Personally I think this kind of misses the main point, which is to consider what advantages can be gained by doing more in memory and disconnecting the whole persistence thing. Another way to put it is that the industry has been focused for years on the fastest way to persist data in order to ensure the best reliability and consistency possible, and do as much automatically as possible and avoid human intervention – the kind of stuff I had to do before transactions were widely available in database systems, i.e. go in by hand and find any partial results that occured due to machine failure and back them out.

But if we were to break that assumption, and say that manual intervention might be ok in some cases, and everything does not have to be done automatically, we could gain some advantages in performance and overall capabilities to handle large amounts of data more effeciently.

I definitely agree it’s time for some new thinking in the database and transaction processing world. The specialized database ideas have a lot of merit – column-oriented databases to improve data warehousing and decision support, streaming databases for event processing, embedded databases for higher performance and better flexibility, and in memory databases for improved update latency – but the most interesting point for me is changing some of the key underlying assumptions.

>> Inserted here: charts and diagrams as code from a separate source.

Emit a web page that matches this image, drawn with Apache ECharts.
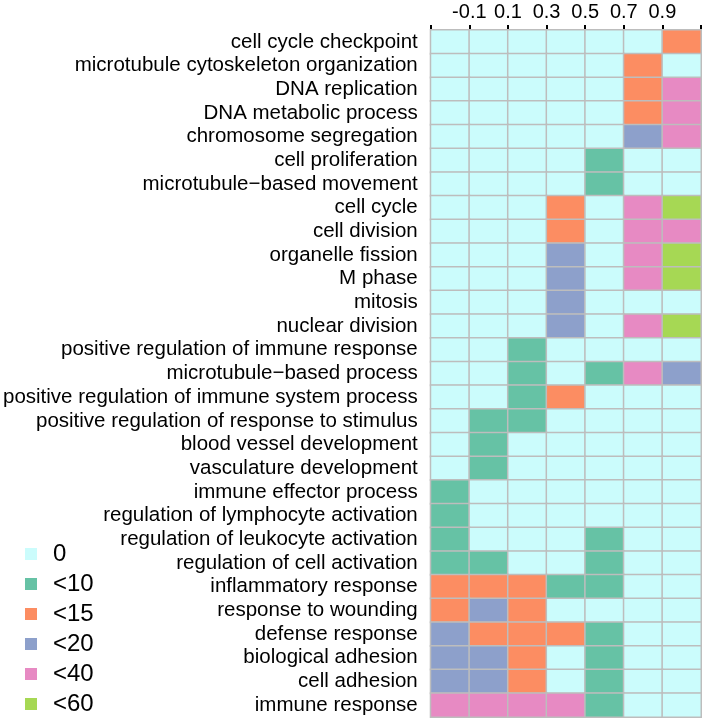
<!DOCTYPE html>
<html><head><meta charset="utf-8">
<script src="https://cdn.jsdelivr.net/npm/echarts@6/dist/echarts.min.js"></script>
<style>html,body{margin:0;padding:0;background:#fff}#c{width:706px;height:719px}</style>
</head><body><div id="c"></div>
<script>
const terms = [
  "cell cycle checkpoint",
  "microtubule cytoskeleton organization",
  "DNA replication",
  "DNA metabolic process",
  "chromosome segregation",
  "cell proliferation",
  "microtubule\u2212based movement",
  "cell cycle",
  "cell division",
  "organelle fission",
  "M phase",
  "mitosis",
  "nuclear division",
  "positive regulation of immune response",
  "microtubule\u2212based process",
  "positive regulation of immune system process",
  "positive regulation of response to stimulus",
  "blood vessel development",
  "vasculature development",
  "immune effector process",
  "regulation of lymphocyte activation",
  "regulation of leukocyte activation",
  "regulation of cell activation",
  "inflammatory response",
  "response to wounding",
  "defense response",
  "biological adhesion",
  "cell adhesion",
  "immune response"
];
const columns = ["c1","c2","c3","c4","c5","c6","c7"];
const tickLabels = ["-0.1","0.1","0.3","0.5","0.7","0.9"];
const levelLabels = ["0","<10","<15","<20","<40","<60"];
const levelColors = ["#CBFCFC","#66C2A5","#FC8D62","#8DA0CB","#E78AC3","#A6D854"];
// level index per term (rows) and column
const levels = [
  [0,0,0,0,0,0,2],
  [0,0,0,0,0,2,0],
  [0,0,0,0,0,2,4],
  [0,0,0,0,0,2,4],
  [0,0,0,0,0,3,4],
  [0,0,0,0,1,0,0],
  [0,0,0,0,1,0,0],
  [0,0,0,2,0,4,5],
  [0,0,0,2,0,4,4],
  [0,0,0,3,0,4,5],
  [0,0,0,3,0,4,5],
  [0,0,0,3,0,0,0],
  [0,0,0,3,0,4,5],
  [0,0,1,0,0,0,0],
  [0,0,1,0,1,4,3],
  [0,0,1,2,0,0,0],
  [0,1,1,0,0,0,0],
  [0,1,0,0,0,0,0],
  [0,1,0,0,0,0,0],
  [1,0,0,0,0,0,0],
  [1,0,0,0,0,0,0],
  [1,0,0,0,1,0,0],
  [1,1,0,0,1,0,0],
  [2,2,2,1,1,0,0],
  [2,3,2,0,0,0,0],
  [3,2,2,2,1,0,0],
  [3,3,2,0,1,0,0],
  [3,3,2,0,1,0,0],
  [4,4,4,4,1,0,0]
];

const data = [];
levels.forEach((row, r) => row.forEach((v, c) => data.push([c, r, v])));

const FONT = "'Liberation Sans', Arial, sans-serif";
const chart = echarts.init(document.getElementById('c'));
chart.setOption({
  animation: false,
  grid: { left: 429, right: 5, top: 30, bottom: 2 },
  xAxis: [
    { type: 'category', data: columns, position: 'bottom',
      axisLine: {show: false}, axisTick: {show: false}, axisLabel: {show: false}, splitLine: {show: false} },
    { type: 'value', position: 'top', min: 0, max: 7, interval: 1,
      axisLine: {show: false}, splitLine: {show: false},
      axisTick: {show: true, length: 5, lineStyle: {color: '#000', width: 2}},
      axisLabel: { margin: 8, fontSize: 20, color: '#000', fontFamily: FONT,
        formatter: v => tickLabels[v - 1] || '' } }
  ],
  yAxis: {
    type: 'category', data: terms, inverse: true,
    axisLine: {show: false}, axisTick: {show: false}, splitLine: {show: false},
    axisLabel: { interval: 0, margin: 13, fontSize: 20.5, color: '#000', fontFamily: FONT }
  },
  visualMap: {
    type: 'piecewise', seriesIndex: 0, dimension: 2, inverse: true,
    orient: 'vertical', left: 10, top: 527,
    itemWidth: 12, itemHeight: 12, itemGap: 6, textGap: 16, itemSymbol: 'rect',
    textStyle: { fontSize: 24, color: '#000', fontFamily: FONT },
    selectedMode: false,
    pieces: levelLabels.map((l, i) => ({ value: i, label: l, color: levelColors[i] }))
  },
  series: [{
    type: 'heatmap', data: data, xAxisIndex: 0, yAxisIndex: 0,
    itemStyle: { borderColor: '#BDBDBD', borderWidth: 1.5 },
    emphasis: { disabled: true }, label: { show: false }
  }]
});
</script></body></html>
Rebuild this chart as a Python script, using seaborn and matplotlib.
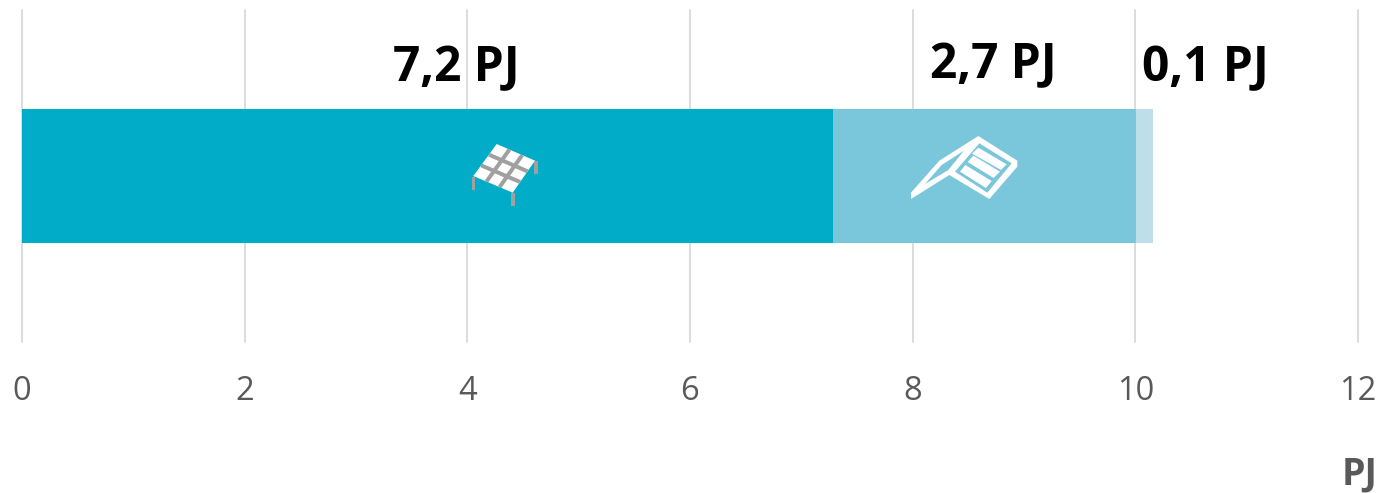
import numpy as np
import pandas as pd
import seaborn as sns
import matplotlib
matplotlib.use("Agg")
import matplotlib.pyplot as plt
from matplotlib.patches import Polygon
from matplotlib.transforms import Affine2D

# values
segments = ["Panels", "Collectors", "Other"]
values = [7.28, 2.73, 0.15]
labels = ["7,2 PJ", "2,7 PJ", "0,1 PJ"]
colors = ["#00ACC8", "#7AC6DB", "#BEDFEA"]
xticks = [0, 2, 4, 6, 8, 10, 12]

W, H = 1384, 493
sns.set_theme(style="white")
plt.rcParams["font.family"] = ["Open Sans", "DejaVu Sans"]

fig = plt.figure(figsize=(W / 100, H / 100), dpi=100)
ax = fig.add_axes([22 / W, 1 - 342 / H, (1358 - 22) / W, 332 / H])

# stacked look: cumulative totals drawn from longest to shortest
df = pd.DataFrame({"segment": segments, "total": np.cumsum(values), "row": "PJ"})
for i in [2, 1, 0]:
    sns.barplot(data=df.iloc[[i]], x="total", y="row", color=colors[i], saturation=1,
                width=0.403, orient="y", ax=ax, zorder=3, linewidth=0)

ax.set_xlim(0, 12)
ax.set_xticks(xticks)
ax.set_xlabel("")
ax.set_ylabel("")
ax.set_yticks([])
ax.xaxis.grid(True, color="#D9D9D9", lw=1.3, zorder=0)
ax.set_axisbelow(True)
ax.tick_params(axis="x", length=0, pad=24, labelsize=23.5, labelcolor="#595959")
sns.despine(ax=ax, left=True, bottom=True)
for gl in ax.get_xgridlines():
    gl.set_clip_on(False)

# pixel coordinates of the reference, y going down
px = Affine2D().scale(1, -1).translate(0, H)


def poly(points, color, z=5):
    ax.add_patch(Polygon(points, closed=True, fc=color, ec="none", transform=px, zorder=z, clip_on=False))


def zoomed(points, ox, oy):
    return [(ox + a / 3, oy + b / 3) for a, b in points]


# table icon on the first segment
ox, oy = 440, 120
grey = "#A0A0A0"
for a, b, c in [(96, 170, 105), (213, 218, 225), (283, 122, 293)]:
    poly(zoomed([(a, b), (c, b), (c, b + 39), (a, b + 39)], ox, oy), grey)
corners = np.array([(170, 72), (285, 122), (218, 218), (100, 168)], float)
poly(zoomed(corners, ox, oy), "white", 6)
for t in [1 / 3, 2 / 3]:
    for p0, p1, p2, p3 in [(0, 1, 3, 2), (0, 3, 1, 2)]:
        s = corners[p0] + t * (corners[p1] - corners[p0])
        e = corners[p2] + t * (corners[p3] - corners[p2])
        n = np.array([-(e - s)[1], (e - s)[0]])
        n = n / np.hypot(*n) * 6
        poly(zoomed([s + n, e + n, e - n, s - n], ox, oy), grey, 7)

# collector icon on the second segment
ox, oy = 890, 120
bar2 = colors[1]
poly(zoomed([(265, 48), (382, 122), (382, 140), (298, 237), (178, 165), (63, 237), (63, 218), (148, 122)], ox, oy), "white")
poly(zoomed([(222, 92), (155, 135), (105, 192), (175, 150)], ox, oy), bar2, 6)
poly(zoomed([(268, 70), (365, 130), (292, 218), (195, 155)], ox, oy), bar2, 6)
poly(zoomed([(265, 83), (350, 133), (333, 150), (246, 101)], ox, oy), "white", 7)
poly(zoomed([(250, 107), (330, 155), (311, 174), (233, 126)], ox, oy), "white", 7)
poly(zoomed([(226, 135), (305, 183), (288, 204), (210, 155)], ox, oy), "white", 7)

# value labels and unit
for text, x, y in zip(labels, [456, 993, 1205], [69, 66, 69]):
    fig.text(x / W, 1 - y / H, text, ha="center", va="center", fontsize=34.5, fontweight="bold", color="black")
fig.text(1360 / W, 1 - 474 / H, "PJ", ha="center", va="center", fontsize=27, fontweight="bold", color="#595959")

fig.savefig("out.png", dpi=100, facecolor="white")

For example, using memory based systems and thinking about persistence as a second level operation, disconnected or asynchronous from the memory update. Assuming failure and designing systems that fail often to take advantage of lower priced hardware. After all, even the biggest and most expensive systems fail – including software, of course. So why not assume it? And the idea of a central controlling authority, such as a central database system of record, root transaction manager, common system adminstration domain – the Web based designs are clearly showing the need to redesign and rearchitect not only our system software such as databases, TP monitors, and application servers – but also our enterprise applications.